The statistics tally with recent thoughts from Humphrey Feeds and Pullets, which said as public demand for organic eggs has continued to grow, it was receiving more and more enquiries from new and established free-range egg producers wanting to find the right organic diet for their laying flocks.
The news has delighted Charles Kerr, Organic Farmers and Growers CEO, who said there was a strong appetite from farmers to shift to more agroecological practices and the opportunity for organic and the premium gained for certified produce was clearly attractive.
“…we are seeing a bigger interest than ever in “de-risking” farming businesses.”
“The latest figures from Defra don’t consider the big economic shocks of the past year. Add to that, the fact that farming is in a period of unprecedented change. The upshot is that we are seeing a bigger interest than ever in “de-risking” farming businesses. The Ukraine conflict has illustrated the volatility of input costs and reducing or removing artificial inputs entirely is being seriously considered.”
Consumer spending on organic production is on the rise, hitting £3 billion (€4.2 billion) for the first time, growing by 23% from 2019-2021, and Organic Farmers and Growers has recently published its manifesto, ‘Championing organic within agricultural policy’, to highlight the key advantages of the organic approach in response to the unprecedented transitional upheaval in the farming sector.
“The EU has set a goal for 25% of the land areas to be organic by 2030. That will be accompanied by heavy investment in promoting the sector and represents a strong near-market opportunity for UK growers,” added Kerr.

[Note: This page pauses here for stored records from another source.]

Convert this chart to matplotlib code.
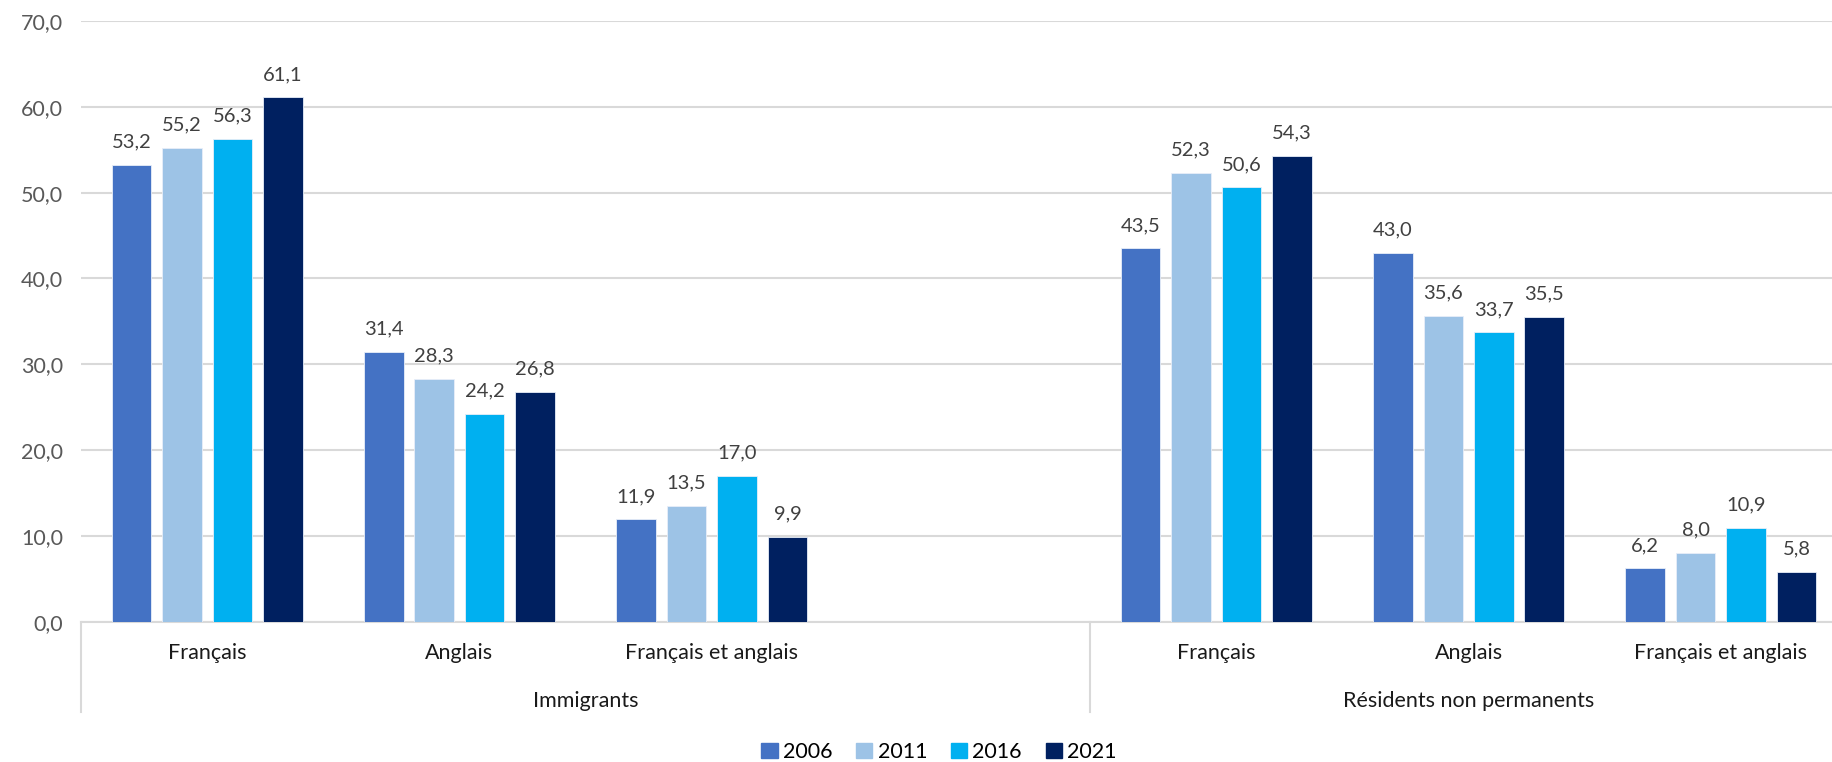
import numpy as np
import matplotlib.pyplot as plt
from matplotlib.lines import Line2D

plt.rcParams['font.family'] = ['Lato', 'DejaVu Sans']

years = ['2006', '2011', '2016', '2021']
colors = ['#4472C4', '#9DC3E6', '#00B0F0', '#002060']
langues = ['Français', 'Anglais', 'Français et anglais']
groupes = ['Immigrants', 'Résidents non permanents']

# valeurs (%) par année : Français, Anglais, Français et anglais
immigrants = {
    '2006': [53.2, 31.4, 11.9],
    '2011': [55.2, 28.3, 13.5],
    '2016': [56.3, 24.2, 17.0],
    '2021': [61.1, 26.8, 9.9],
}
residents = {
    '2006': [43.5, 43.0, 6.2],
    '2011': [52.3, 35.6, 8.0],
    '2016': [50.6, 33.7, 10.9],
    '2021': [54.3, 35.5, 5.8],
}

fig = plt.figure(figsize=(18.32, 7.62), dpi=100)
ax = fig.add_axes([81 / 1832, 1 - 621.6 / 762, 1766 / 1832, (621.6 - 21) / 762])

# Immigrants aux positions 0..2, une case vide, Résidents aux positions 4..6
pos_imm = np.arange(3) + 0.5
pos_res = np.arange(3) + 4.5
pitch = 0.2
width = 0.157

for i, y in enumerate(years):
    off = (i - 1.5) * pitch
    for pos, data in ((pos_imm, immigrants), (pos_res, residents)):
        vals = data[y]
        bars = ax.bar(pos + off, vals, width, color=colors[i],
                      edgecolor='#E8EEF8', linewidth=0.6, zorder=3)
        for b, v in zip(bars, vals):
            ax.annotate(f'{v:.1f}'.replace('.', ','),
                        (b.get_x() + b.get_width() / 2, v),
                        xytext=(0, 16.5), textcoords='offset points',
                        ha='center', va='center', fontsize=14.5, color='#404040')

ax.set_xlim(0, 7)
ax.set_ylim(0, 70)
ax.set_yticks(np.arange(0, 71, 10))
ax.set_yticklabels([f'{t:.1f}'.replace('.', ',') for t in np.arange(0, 71, 10)],
                   fontsize=15.5, color='#595959')
ax.tick_params(axis='y', length=0, pad=13)
ax.tick_params(axis='x', length=0)
ax.set_xticks([])
ax.grid(axis='y', color='#D9D9D9', linewidth=1.5, zorder=0)
for s in ['top', 'right', 'left']:
    ax.spines[s].set_visible(False)
ax.spines['bottom'].set_color('#D9D9D9')
ax.spines['bottom'].set_linewidth(1.5)

# axe des catégories à deux niveaux
trans = ax.get_xaxis_transform()
for p, lab in zip(list(pos_imm) + list(pos_res), langues * 2):
    ax.text(p, -0.053, lab, transform=trans, ha='center', va='center',
            fontsize=15.5, color='#1a1a1a')
ax.text(2.0, -0.132, groupes[0], transform=trans, ha='center', va='center',
        fontsize=15.5, color='#1a1a1a')
ax.text(5.5, -0.132, groupes[1], transform=trans, ha='center', va='center',
        fontsize=15.5, color='#1a1a1a')
for xv in (0, 4):
    ax.add_line(Line2D([xv, xv], [0, -0.15], transform=trans, color='#D9D9D9',
                       linewidth=1.5, clip_on=False))

handles = [plt.Rectangle((0, 0), 1, 1, color=c) for c in colors]
fig.legend(handles, years, loc='center', bbox_to_anchor=(939 / 1832, 1 - 752 / 762),
           ncol=4, frameon=False, fontsize=15.5, handlelength=0.75, handleheight=0.75,
           handletextpad=0.25, columnspacing=1.1)

fig.savefig('out.png', dpi=100)
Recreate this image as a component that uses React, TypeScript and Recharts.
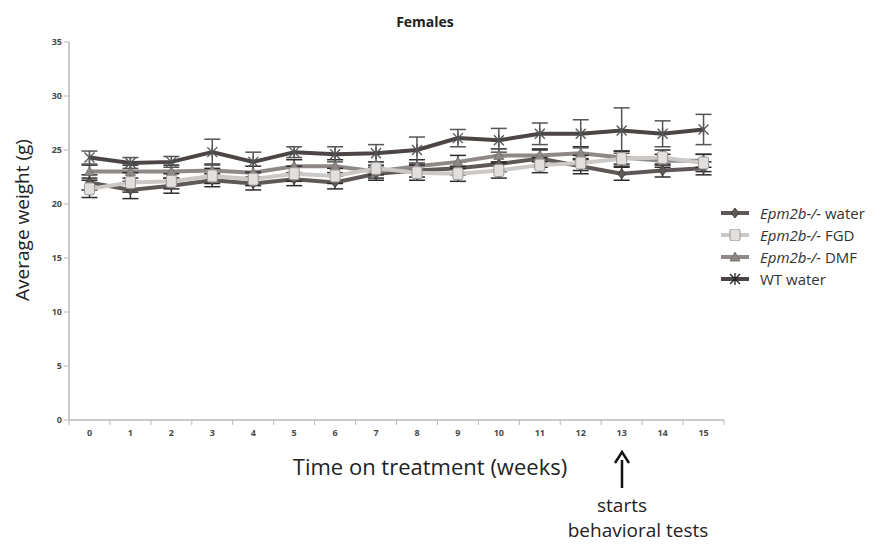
import React from 'react';
import {
  ComposedChart,
  Line,
  XAxis,
  YAxis,
  ErrorBar,
} from 'recharts';

// weeks on treatment
const weeks = [0, 1, 2, 3, 4, 5, 6, 7, 8, 9, 10, 11, 12, 13, 14, 15];
const yTicks = [0, 5, 10, 15, 20, 25, 30, 35];

// average weight (g) per group
const epmWater = [22.0, 21.3, 21.7, 22.2, 21.9, 22.3, 22.0, 22.8, 23.1, 23.3, 23.7, 24.2, 23.5, 22.8, 23.1, 23.3];
const epmWaterErr = [0.7, 0.8, 0.7, 0.6, 0.6, 0.6, 0.6, 0.6, 0.6, 0.6, 0.7, 0.8, 0.7, 0.6, 0.6, 0.6];
const epmFgd = [21.4, 22.0, 22.1, 22.6, 22.3, 22.8, 22.6, 23.3, 22.9, 22.8, 23.1, 23.6, 23.8, 24.2, 24.3, 23.8];
const epmFgdErr = [0.8, 0.9, 0.7, 0.7, 0.6, 0.7, 0.7, 0.6, 0.7, 0.7, 0.7, 0.7, 0.7, 0.7, 0.7, 0.8];
const epmDmf = [23.0, 23.0, 23.0, 23.1, 22.9, 23.5, 23.5, 23.0, 23.5, 23.9, 24.5, 24.5, 24.7, 24.3, 24.0, 24.0];
const epmDmfErr = [0.6, 0.6, 0.6, 0.6, 0.6, 0.6, 0.6, 0.6, 0.6, 0.6, 0.6, 0.6, 0.6, 0.6, 0.6, 0.6];
const wtWater = [24.3, 23.8, 23.9, 24.8, 23.9, 24.8, 24.6, 24.7, 25.0, 26.1, 25.9, 26.5, 26.5, 26.8, 26.5, 26.9];
const wtWaterErr = [0.6, 0.5, 0.5, 1.2, 0.9, 0.5, 0.7, 0.8, 1.2, 0.8, 1.1, 1.0, 1.3, 2.1, 1.2, 1.4];

const data = weeks.map((w, i) => ({
  week: w,
  epmWater: epmWater[i],
  epmWaterErr: epmWaterErr[i],
  epmFgd: epmFgd[i],
  epmFgdErr: epmFgdErr[i],
  epmDmf: epmDmf[i],
  epmDmfErr: epmDmfErr[i],
  wtWater: wtWater[i],
  wtWaterErr: wtWaterErr[i],
}));

// tick marks sit between categories, excel style
const minorTicks = weeks.map((w) => w - 0.5).concat(weeks[weeks.length - 1] + 0.5);

const C = {
  wt: '#4b4544',
  water: '#5e5857',
  dmf: '#8e8987',
  fgd: '#cbc8c6',
  err: '#2e2b2b',
  axis: '#b8b8b8',
  tick: '#4a4a4a',
};

const FONT = '"Open Sans", "DejaVu Sans", sans-serif';

type Dot = { cx?: number; cy?: number; index?: number };

const Diamond = ({ cx = 0, cy = 0, fill }: { cx?: number; cy?: number; fill: string }) => (
  <path d={`M${cx},${cy - 5} L${cx + 4},${cy} L${cx},${cy + 5} L${cx - 4},${cy} Z`} fill={fill} stroke="#3a3636" strokeWidth={0.8} />
);

const Square = ({ cx = 0, cy = 0, fill }: { cx?: number; cy?: number; fill: string }) => (
  <rect x={cx - 5} y={cy - 6} width={10} height={12} rx={2} fill={fill} stroke="#9a9694" strokeWidth={1} />
);

const Triangle = ({ cx = 0, cy = 0, fill }: { cx?: number; cy?: number; fill: string }) => (
  <path d={`M${cx},${cy - 5} L${cx + 5},${cy + 4} L${cx - 5},${cy + 4} Z`} fill={fill} stroke="#6e6a68" strokeWidth={0.8} />
);

const Star = ({ cx = 0, cy = 0, stroke }: { cx?: number; cy?: number; stroke: string }) => (
  <g stroke={stroke} strokeWidth={1.3}>
    <line x1={cx - 5} y1={cy - 5} x2={cx + 5} y2={cy + 5} />
    <line x1={cx - 5} y1={cy + 5} x2={cx + 5} y2={cy - 5} />
    <line x1={cx} y1={cy - 6} x2={cx} y2={cy + 6} />
  </g>
);

// short downward tick, drawn at each band edge
const MinorTick = ({ x = 0, y = 0 }: { x?: number; y?: number }) => (
  <line x1={x} y1={y} x2={x} y2={y + 5} stroke={C.axis} strokeWidth={1} />
);

const legendItems = [
  { italic: 'Epm2b-/-', rest: ' water', color: C.water, kind: 'diamond' },
  { italic: 'Epm2b-/-', rest: ' FGD', color: C.fgd, kind: 'square' },
  { italic: 'Epm2b-/-', rest: ' DMF', color: C.dmf, kind: 'triangle' },
  { italic: '', rest: 'WT water', color: C.wt, kind: 'star' },
];

const LegendBox = () => (
  <div style={{ position: 'absolute', left: 712, top: 194, fontFamily: FONT, fontSize: 15, color: '#333' }}>
    {legendItems.map((it) => (
      <div key={it.rest} style={{ display: 'flex', alignItems: 'center', height: 22 }}>
        <svg width={30} height={12} style={{ marginRight: 10 }}>
          <line x1={1} y1={6} x2={29} y2={6} stroke={it.color} strokeWidth={4} />
          {it.kind === 'diamond' && <Diamond cx={15} cy={6} fill={it.color} />}
          {it.kind === 'square' && <Square cx={15} cy={6} fill="#e2e0df" />}
          {it.kind === 'triangle' && <Triangle cx={15} cy={6} fill={it.color} />}
          {it.kind === 'star' && <Star cx={15} cy={6} stroke="#222" />}
        </svg>
        <span>
          {it.italic && <i>{it.italic}</i>}
          {it.rest}
        </span>
      </div>
    ))}
  </div>
);

export default function App() {
  return (
    <div style={{ position: 'relative', width: 878, height: 541, background: '#fff' }}>
      <ComposedChart
        width={878}
        height={541}
        data={data}
        margin={{ top: 34, right: 162, left: 31, bottom: 103 }}
      >
        {/* axis line + between-category tick marks (closest to plot) */}
        <XAxis
          dataKey="week"
          type="number"
          domain={[-0.5, 15.5]}
          ticks={minorTicks}
          interval={0}
          tick={(p: any) => <MinorTick key={`m-${p.index}`} x={p.x} y={p.y} />}
          tickLine={false}
          tickMargin={0}
          tickSize={0}
          axisLine={{ stroke: C.axis, strokeWidth: 1.5 }}
          height={6}
        />
        {/* week labels */}
        <XAxis
          xAxisId="labels"
          dataKey="week"
          type="number"
          domain={[-0.5, 15.5]}
          ticks={weeks}
          interval={0}
          tickLine={false}
          axisLine={false}
          tick={{ fill: C.tick, fontSize: 9, fontWeight: 'bold', fontFamily: FONT }}
          tickSize={0}
          tickMargin={4}
          height={20}
        />
        <YAxis
          domain={[0, 35]}
          ticks={yTicks}
          interval={0}
          width={30}
          axisLine={{ stroke: C.axis, strokeWidth: 1.5 }}
          tickLine={{ stroke: C.axis }}
          tickSize={5}
          tick={{ fill: C.tick, fontSize: 9, fontWeight: 'bold', fontFamily: FONT }}
        />

        <Line
          dataKey="epmWater"
          stroke={C.water}
          strokeWidth={4}
          isAnimationActive={false}
          dot={(p: Dot) => <Diamond key={`w-${p.index}`} cx={p.cx} cy={p.cy} fill={C.water} />}
        >
          <ErrorBar dataKey="epmWaterErr" width={8} stroke={C.err} strokeWidth={1.5} />
        </Line>
        <Line
          dataKey="epmDmf"
          stroke={C.dmf}
          strokeWidth={4}
          isAnimationActive={false}
          dot={(p: Dot) => <Triangle key={`d-${p.index}`} cx={p.cx} cy={p.cy} fill={C.dmf} />}
        >
          <ErrorBar dataKey="epmDmfErr" width={8} stroke={C.err} strokeWidth={1.5} />
        </Line>
        <Line
          dataKey="epmFgd"
          stroke={C.fgd}
          strokeWidth={4}
          isAnimationActive={false}
          dot={(p: Dot) => <Square key={`f-${p.index}`} cx={p.cx} cy={p.cy} fill="#e2e0df" />}
        >
          <ErrorBar dataKey="epmFgdErr" width={8} stroke={C.err} strokeWidth={1.5} />
        </Line>
        <Line
          dataKey="wtWater"
          stroke={C.wt}
          strokeWidth={4}
          isAnimationActive={false}
          dot={(p: Dot) => <Star key={`t-${p.index}`} cx={p.cx} cy={p.cy} stroke="#555" />}
        >
          <ErrorBar dataKey="wtWaterErr" width={8} stroke="#555" strokeWidth={1.5} />
        </Line>
      </ComposedChart>

      <LegendBox />

      <svg
        width={878}
        height={541}
        style={{ position: 'absolute', left: 0, top: 0, pointerEvents: 'none' }}
        fontFamily={FONT}
      >
        <text x={417} y={13} textAnchor="middle" dominantBaseline="central" fontSize={14} fontWeight="bold" fill="#222">
          Females
        </text>
        <text
          x={14}
          y={212}
          textAnchor="middle"
          dominantBaseline="central"
          fontSize={19}
          fill="#222"
          transform="rotate(-90 14 212)"
        >
          Average weight (g)
        </text>
        <text x={422} y={458} textAnchor="middle" dominantBaseline="central" fontSize={22} fill="#222">
          Time on treatment (weeks)
        </text>
        <line x1={614} y1={480} x2={614} y2={452} stroke="#111" strokeWidth={2.5} />
        <path d="M607,455 L614,444 L621,455" fill="none" stroke="#111" strokeWidth={2.5} />
        <text x={614} y={497} textAnchor="middle" dominantBaseline="central" fontSize={19} fill="#222">
          starts
        </text>
        <text x={630} y={522} textAnchor="middle" dominantBaseline="central" fontSize={19} fill="#222">
          behavioral tests
        </text>
      </svg>
    </div>
  );
}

Sophie Kirk, Soil Association Certification business development manager, said the UK needed robust supply chains to support more organic production at home: “The long-term goals that government has set out for agriculture, with a new focus on protecting soils, wildlife and the environment, are in harmony with the principles of organic farming. Alongside continued growth in the organic market, this should give any farmers greater confidence to switch to or maintain organic farming practices, despite the short-term uncertainty facing every farm.”
In the past poultry producers have suffered from a lack of domestic organic feed but more arable farmers are now switching to organic production. Alex Fraser and his brother Rob completed conversion too organic on their 260-acre farm in West Yorkshire last summer. They are growing spring beans and spring what in an intercropping system, and applying the same approach to oats and vetch, as well as growing barley and oats.
“We took our family farm back in hand 3 years ago when the previous tenancy came to an end and straight away decided to put it into organic conversion. It has been a massive learning curve for us but when faced with issues such as climate change, biodiversity losses and the burden of chronic health conditions, it was the perfect time to build a sustainable farming system from scratch.”